Journalists also tend to use the wrong stories to hold up as examples of “good, quality journalism”. What if we didn’t have strong media companies? According to some journalists we would’ve never known about the Facebook / Cambridge Analytica story! Except that is clearly not true. The “whistleblower” dude could have blown the whistle on himself on his own blog, or gone to an MP, or gone to any terrible blogger in the world. There are some legal benefits of going to a media company, but media companies are going to continue to exist; they don’t have to be big and powerful and employ hundreds of people in order to reveal these stores. These types of stories aren’t at risk of going away. All it really takes is one person with a computer.

What might go away are the stories that don’t need to be told, but nonetheless provide value mostly in the form of entertainment. For example, Gerry and Marge Go Large, a story about a small town family that exploited poorly designed lotteries to make tons of money. Or The Wetsuitman, a story about identifying a dead body that washed up on the shores of Norway. Or The Strange and Curious Tale of the Last True Hermit, which tells the story of the North Pond Hermit, a guy who lived undetected in the wilderness of Maine for decades.

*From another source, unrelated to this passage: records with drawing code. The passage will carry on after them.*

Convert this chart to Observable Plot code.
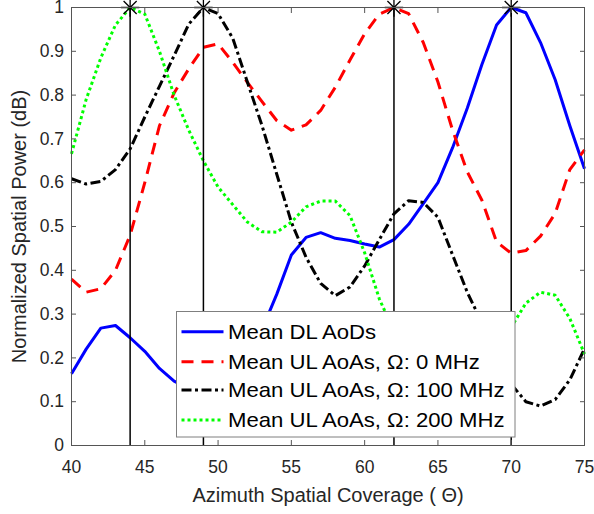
<!DOCTYPE html>
<html>
<head>
<meta charset="utf-8">
<script src="https://cdn.jsdelivr.net/npm/d3@7"></script>
<script src="https://cdn.jsdelivr.net/npm/@observablehq/plot@0.6"></script>
<style>
html, body { margin: 0; padding: 0; background: #fff; }
#wrap { position: relative; width: 594px; height: 514px; font-family: "Liberation Sans", Arial, sans-serif; }
#legend { position: absolute; left: 0; top: 0; pointer-events: none; }
</style>
</head>
<body>
<div id="wrap"></div>
<script>
// Azimuth angles (degrees)
const angles = [40,41,42,43,44,45,46,47,48,49,50,51,52,53,54,55,56,57,58,59,60,61,62,63,64,65,66,67,68,69,70,71,72,73,74,75];
// Mean DL AoDs
const dlAoD = [0.164,0.22,0.268,0.274,0.246,0.215,0.176,0.147,0.13,0.12,0.125,0.15,0.2,0.265,0.345,0.435,0.475,0.486,0.473,0.468,0.46,0.453,0.47,0.505,0.552,0.6,0.68,0.77,0.87,0.96,1.0,0.988,0.92,0.835,0.73,0.632];
// Mean UL AoAs, Omega 0 MHz
const ul0 = [0.38,0.35,0.358,0.40,0.48,0.60,0.73,0.805,0.86,0.909,0.917,0.875,0.829,0.785,0.742,0.72,0.732,0.765,0.818,0.88,0.94,0.985,1.0,0.986,0.92,0.83,0.72,0.625,0.56,0.465,0.439,0.445,0.478,0.53,0.63,0.675];
// Mean UL AoAs, Omega 100 MHz
const ul100 = [0.609,0.597,0.603,0.63,0.677,0.75,0.82,0.89,0.962,1.0,0.986,0.93,0.83,0.73,0.62,0.51,0.43,0.37,0.342,0.362,0.41,0.47,0.529,0.559,0.555,0.521,0.435,0.35,0.28,0.21,0.14,0.1,0.09,0.105,0.15,0.221];
// Mean UL AoAs, Omega 200 MHz
const ul200 = [0.666,0.79,0.885,0.96,1.0,0.985,0.9,0.8,0.72,0.65,0.59,0.55,0.51,0.488,0.487,0.51,0.545,0.558,0.558,0.525,0.44,0.335,0.26,0.2,0.16,0.14,0.14,0.16,0.19,0.23,0.27,0.325,0.35,0.343,0.29,0.209];
// Peak markers
const peakAngles = [44, 49, 62, 70];
const peakPower = [1, 1, 1, 1];
// Ticks
const xTicks = [40,45,50,55,60,65,70,75];
const yTicks = [0,0.1,0.2,0.3,0.4,0.5,0.6,0.7,0.8,0.9,1];
const xLabel = "Azimuth Spatial Coverage ( \u0398)";
const yLabel = "Normalized Spatial Power (dB)";
// Series
const seriesNames = ["Mean DL AoDs", "Mean UL AoAs, \u03A9: 0 MHz", "Mean UL AoAs, \u03A9: 100 MHz", "Mean UL AoAs, \u03A9: 200 MHz"];
const seriesColors = ["#0000ff", "#ff0000", "#000000", "#00ff00"];
const seriesDash = [null, "12,8", "10,3.5,3,3.5", "3,3"];
const seriesValues = [dlAoD, ul0, ul100, ul200];

const series = seriesNames.map((name, i) => ({
  name, color: seriesColors[i], dash: seriesDash[i],
  data: angles.map((x, j) => ({x, y: seriesValues[i][j]}))
}));
const peaks = peakAngles.map((x, i) => ({x, y: peakPower[i]}));

const W = 594, H = 514;
const txt = "#262626";
const plot = Plot.plot({
  width: W, height: H,
  marginLeft: 71, marginRight: 10, marginTop: 7, marginBottom: 69,
  x: {domain: [40, 75]},
  y: {domain: [0, 1]},
  style: {fontFamily: "'Liberation Sans', Arial, sans-serif", fontSize: "17px", color: txt, background: "white", overflow: "visible"},
  marks: [
    ...series.map(s => Plot.line(s.data, {x: "x", y: "y", stroke: s.color, strokeWidth: 3, strokeDasharray: s.dash, strokeLinecap: "butt", strokeLinejoin: "round"})),
    Plot.ruleX(peaks, {x: "x", stroke: "black", strokeWidth: 1.5}),
    Plot.dot(peaks, {x: "x", y: "y", symbol: "plus", r: 6, stroke: "black", strokeWidth: 1.3}),
    Plot.dot(peaks, {x: "x", y: "y", symbol: "times", r: 6, stroke: "black", strokeWidth: 1.3}),
    Plot.frame({stroke: "#555", strokeWidth: 1}),
    Plot.axisX(xTicks, {anchor: "bottom", tickSize: -5, tickPadding: 20, tickFormat: d => String(d), label: null, fontSize: 17.5, fill: txt, stroke: "#555"}),
    Plot.axisX(xTicks, {anchor: "top", tickSize: -5, tickFormat: () => "", label: null, stroke: "#555"}),
    Plot.axisY(yTicks, {anchor: "left", tickSize: -5, tickPadding: 12.4, tickFormat: d => String(d), label: null, fontSize: 17.5, fill: txt, stroke: "#555"}),
    Plot.axisY(yTicks, {anchor: "right", tickSize: -5, tickFormat: () => "", label: null, stroke: "#555"}),
    Plot.text([xLabel], {text: d => d, frameAnchor: "bottom", lineAnchor: "bottom", dy: 56, fontSize: 20, fill: txt}),
    Plot.text([yLabel], {text: d => d, frameAnchor: "left", textAnchor: "middle", lineAnchor: "top", rotate: -90, dx: -60, fontSize: 20, fill: txt})
  ]
});
const wrap = document.getElementById("wrap");
wrap.appendChild(plot);

// Legend overlay (inside the axes, like MATLAB)
const lg = d3.select(wrap).append("svg").attr("id", "legend").attr("width", W).attr("height", H);
const box = {x: 176.5, y: 311.5, w: 338.5, h: 125.5};
lg.append("rect").attr("x", box.x).attr("y", box.y).attr("width", box.w).attr("height", box.h)
  .attr("fill", "white").attr("stroke", "#7f7f7f").attr("stroke-width", 1);
const rowCenters = [20.2, 50.2, 78.5, 108.5];
series.forEach((s, i) => {
  const cy = box.y + rowCenters[i];
  lg.append("line").attr("x1", box.x + 5).attr("x2", box.x + 47).attr("y1", cy).attr("y2", cy)
    .attr("stroke", s.color).attr("stroke-width", 3).attr("stroke-dasharray", s.dash);
  lg.append("text").attr("transform", `translate(${box.x + 51.5},${cy}) scale(1.08,1)`).attr("dy", "0.35em")
    .attr("font-family", "'Liberation Sans', Arial, sans-serif").attr("font-size", 20.5).attr("fill", "#000")
    .text(s.name);
});
</script>
</body>
</html>
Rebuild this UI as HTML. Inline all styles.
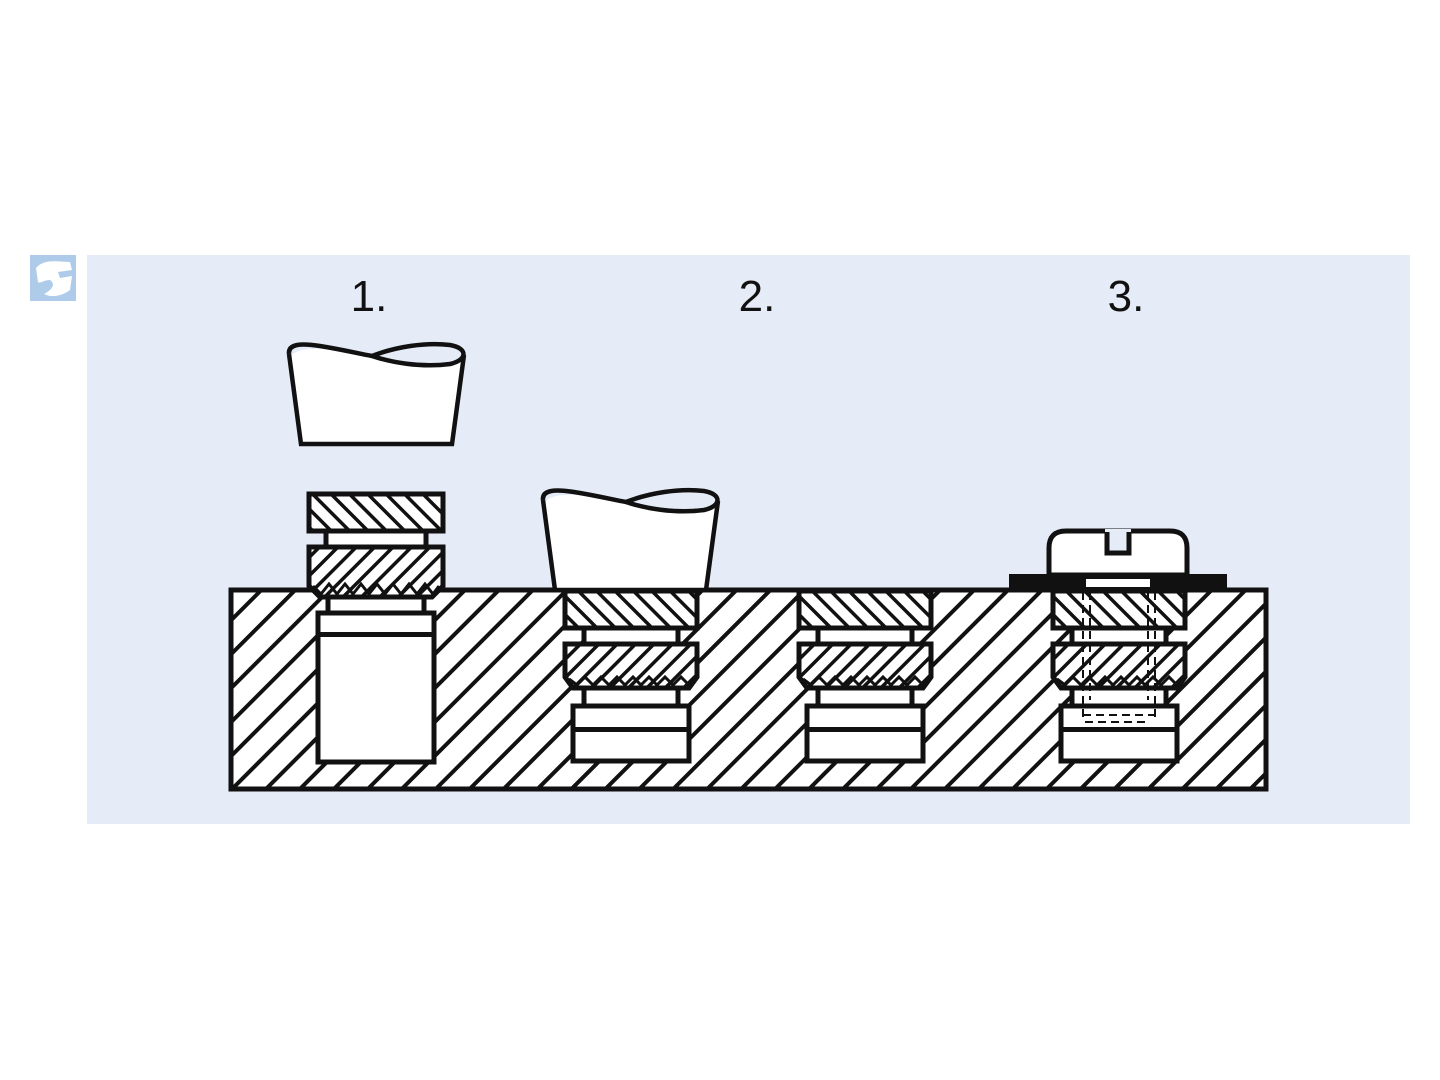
<!DOCTYPE html>
<html><head><meta charset="utf-8"><style>
html,body{margin:0;padding:0;background:#fff;}
svg{display:block;}
</style></head><body>
<svg width="1440" height="1080" viewBox="0 0 1440 1080" xmlns="http://www.w3.org/2000/svg">
<defs>
<pattern id="hb" width="24" height="24" patternUnits="userSpaceOnUse" patternTransform="rotate(45)">
<rect width="24" height="24" fill="#fff"/><rect x="0" y="0" width="4" height="24" fill="#111"/></pattern>
<pattern id="hc" width="13" height="13" patternUnits="userSpaceOnUse" patternTransform="rotate(-45)">
<rect width="13" height="13" fill="#fff"/><rect x="0" y="0" width="3.5" height="13" fill="#111"/></pattern>
<pattern id="hk" width="13" height="13" patternUnits="userSpaceOnUse" patternTransform="rotate(45)">
<rect width="13" height="13" fill="#fff"/><rect x="0" y="0" width="3.5" height="13" fill="#111"/></pattern>
<g id="tool">
<path d="M291,356 C300,345 330,348 372,357 C395,364 430,370 462,358 L451,442 L303,442 Z" fill="#fff"/>
<path d="M289,354 C288,344 300,343 320,346 C345,350 360,354 372,356 C390,362 420,368 450,364 C468,360 468,348 450,345 C425,342 395,347 372,356" fill="none" stroke="#111" stroke-width="4.5"/>
<path d="M289,354 L301,444 L452,444 L464,355" fill="none" stroke="#111" stroke-width="4.5"/>
</g>
<g id="ins">
<rect x="-66" y="0" width="132" height="37" fill="url(#hc)" stroke="#111" stroke-width="5"/>
<rect x="-47" y="37" width="94" height="16" fill="#fff" stroke="#111" stroke-width="5"/>
<path d="M-66,53 L66,53 L66,86 L58,97 L-58,97 L-66,86 Z" fill="url(#hk)" stroke="#111" stroke-width="5"/>
<polyline points="-62,88 -54,94 -46,86 -38,94 -30,86 -22,94 -14,86 -6,94 2,86 10,94 18,86 26,94 34,86 42,94 50,86 58,94 62,88" fill="none" stroke="#111" stroke-width="3"/>
<rect x="-47" y="97" width="94" height="18" fill="#fff" stroke="#111" stroke-width="5"/>
<rect x="-58" y="115" width="116" height="55" fill="#fff" stroke="#111" stroke-width="5"/>
<rect x="-56" y="136" width="112" height="5" fill="#111"/>
</g>
</defs>
<rect x="87" y="255" width="1323" height="569" fill="#e6ecf7"/>
<rect x="30" y="255" width="46" height="46" fill="#aecbea"/>
<path d="M36,268 C44,258 60,262 70,262 L72,270 L58,272 L60,278 L72,276 L70,290 C62,296 52,298 44,294 C52,290 56,284 50,280 C44,280 40,284 38,282 Z" fill="#fff"/>
<g font-family="Liberation Sans, sans-serif" font-size="44" fill="#111" text-anchor="middle">
<text x="369" y="311">1.</text><text x="757" y="311">2.</text><text x="1126" y="311">3.</text>
</g>
<use href="#tool"/>
<rect x="231" y="590" width="1035" height="199" fill="url(#hb)" stroke="#111" stroke-width="5"/>
<rect x="309" y="494" width="134" height="37" fill="url(#hc)" stroke="#111" stroke-width="5"/>
<rect x="326" y="531" width="100" height="16" fill="#fff" stroke="#111" stroke-width="5"/>
<path d="M309,547 L443,547 L443,586 L432,597 L320,597 L309,586 Z" fill="url(#hk)" stroke="#111" stroke-width="5"/>
<polyline points="313,586 321,594 329,584 337,594 345,584 353,594 361,584 369,594 377,584 385,594 393,584 401,594 409,584 417,594 425,584 433,594 439,586" fill="none" stroke="#111" stroke-width="3"/>
<rect x="328" y="597" width="96" height="16" fill="#fff" stroke="#111" stroke-width="5"/>
<rect x="318" y="613" width="116" height="149" fill="#fff" stroke="#111" stroke-width="5"/>
<rect x="320" y="632" width="112" height="5" fill="#111"/>
<g transform="translate(254,146)"><use href="#tool"/></g>
<use href="#ins" x="631" y="591"/>
<use href="#ins" x="865" y="591"/>
<use href="#ins" x="1119" y="591"/>
<path d="M1049,575 L1049,548 Q1049,531 1066,531 L1170,531 Q1187,531 1187,548 L1187,575 Z" fill="#fff" stroke="#111" stroke-width="5"/>
<path d="M1107,531 L1107,553 L1129,553 L1129,531" fill="#e6ecf7" stroke="#111" stroke-width="5"/>
<rect x="1105" y="529" width="26" height="3" fill="#e6ecf7"/>
<rect x="1009" y="574" width="218" height="16" fill="#111"/>
<rect x="1085" y="578" width="66" height="10" fill="#fff" stroke="#111" stroke-width="2"/>
<g stroke="#111" stroke-width="2" stroke-dasharray="8,5" fill="none">
<line x1="1083" y1="592" x2="1083" y2="720"/><line x1="1155" y1="592" x2="1155" y2="720"/>
<line x1="1090" y1="592" x2="1090" y2="700"/><line x1="1148" y1="592" x2="1148" y2="700"/>
<line x1="1083" y1="715" x2="1155" y2="715"/><line x1="1085" y1="722" x2="1150" y2="722"/>
</g>
</svg>
</body></html>
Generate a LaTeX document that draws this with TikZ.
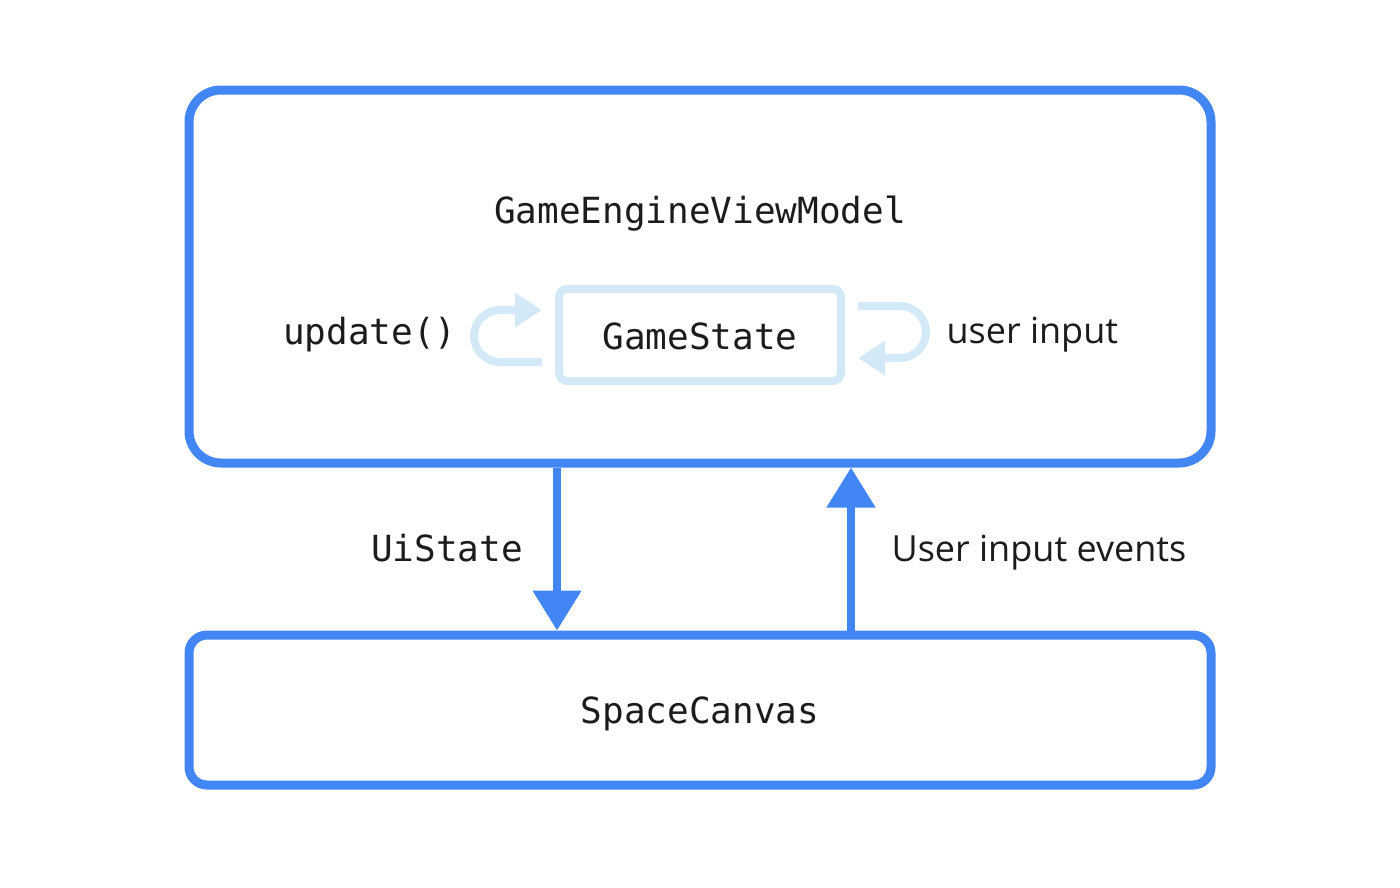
\documentclass[tikz,border=0pt]{standalone}
\usepackage{fontspec}
\setmonofont{DejaVu Sans Mono}
\setsansfont{Open Sans}
\usetikzlibrary{arrows.meta,positioning}

\definecolor{vmblue}{RGB}{66,133,244}
\definecolor{stateblue}{RGB}{212,233,248}
\definecolor{inkblack}{RGB}{28,28,30}

\tikzset{
    codetext/.style={text=inkblack, font=\fontsize{36}{43}\selectfont\ttfamily},
    plaintext/.style={text=inkblack, font=\fontsize{36}{43}\selectfont\sffamily},
    bigbox/.style={draw=vmblue, line width=9pt, rounded corners=32pt, inner sep=0pt},
    statebox/.style={draw=stateblue, line width=8pt, rounded corners=8pt, inner sep=0pt},
    flow/.style={draw=vmblue, line width=8pt, -{Triangle[length=40pt,width=47pt]}},
    cycle/.style={draw=stateblue, line width=8pt, -{Triangle[length=27pt,width=33pt]}}
}

\begin{document}
\begin{tikzpicture}[x=1pt, y=-1pt]
            \useasboundingbox (0,0) rectangle (1400,887);

            % View model with its inner state
            \node [bigbox, minimum width=1022pt, minimum height=373pt] (vm) at (700,276.5) {};
            \node [codetext] (vmname) at (700,214) {GameEngineViewModel};
            \node [statebox, minimum width=282pt, minimum height=92pt] (gs) at (700,335) {};
            \node [codetext] (gsname) at ([yshift=-1pt]gs.center) {GameState};

            % Update loop on the left, input loop on the right
            \draw [cycle] ([xshift=-13pt, yshift=-27pt]gs.west) -- ++(-42,0)
                arc [start angle=90, end angle=270, radius=26] -- ([xshift=-13pt, yshift=25pt]gs.west);
            \draw [cycle] ([xshift=13pt, yshift=29pt]gs.east) -- ++(42,0)
                arc [start angle=-90, end angle=90, radius=26] -- ([xshift=13pt, yshift=-23pt]gs.east);
            \node [codetext, anchor=east] (upd) at (460,335) {update()};
            \node [plaintext, anchor=west] (inp) at (943,335) {user input};

            % Canvas below
            \node [bigbox, rounded corners=18pt, minimum width=1022pt, minimum height=150pt] (canvas) at (700,710) {};
            \node [codetext] (cvname) at ([yshift=-4pt]canvas.center) {SpaceCanvas};

            % State goes down, events go up
            \draw [flow] ([xshift=2pt]vm.south -| gs.west) -- ([xshift=2pt]canvas.north -| gs.west);
            \draw [flow] ([xshift=6pt]canvas.north -| gs.east) -- ([xshift=6pt]vm.south -| gs.east);
            \node [codetext] (ui) at (447,548) {UiState};
            \node [plaintext, anchor=west] (ev) at (888,553) {User input events};
        \end{tikzpicture}
\end{document}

I would be sad if those stories didn’t exist. They added something to my life. However, they aren’t of national importance, which in some ways is what makes them so valuable. They aren’t guaranteed to continue to exist; no one is going to feel compelled to write those stories for free. No one really stands to benefit from telling the story of a small town couple that found exploits in the lottery. I can at least imagine a world in which this type of journalism is less common, and that makes me sad.

I can’t imagine that world for news, opinion pieces, or “analysis articles” covering current events. Those stories aren’t valuable; they are everywhere, and people are happy to provide that content for free. People share news events live from their phones. Everyone has an opinion, which explains why blogs exist. You don’t need to pay for these things. They’re not going away.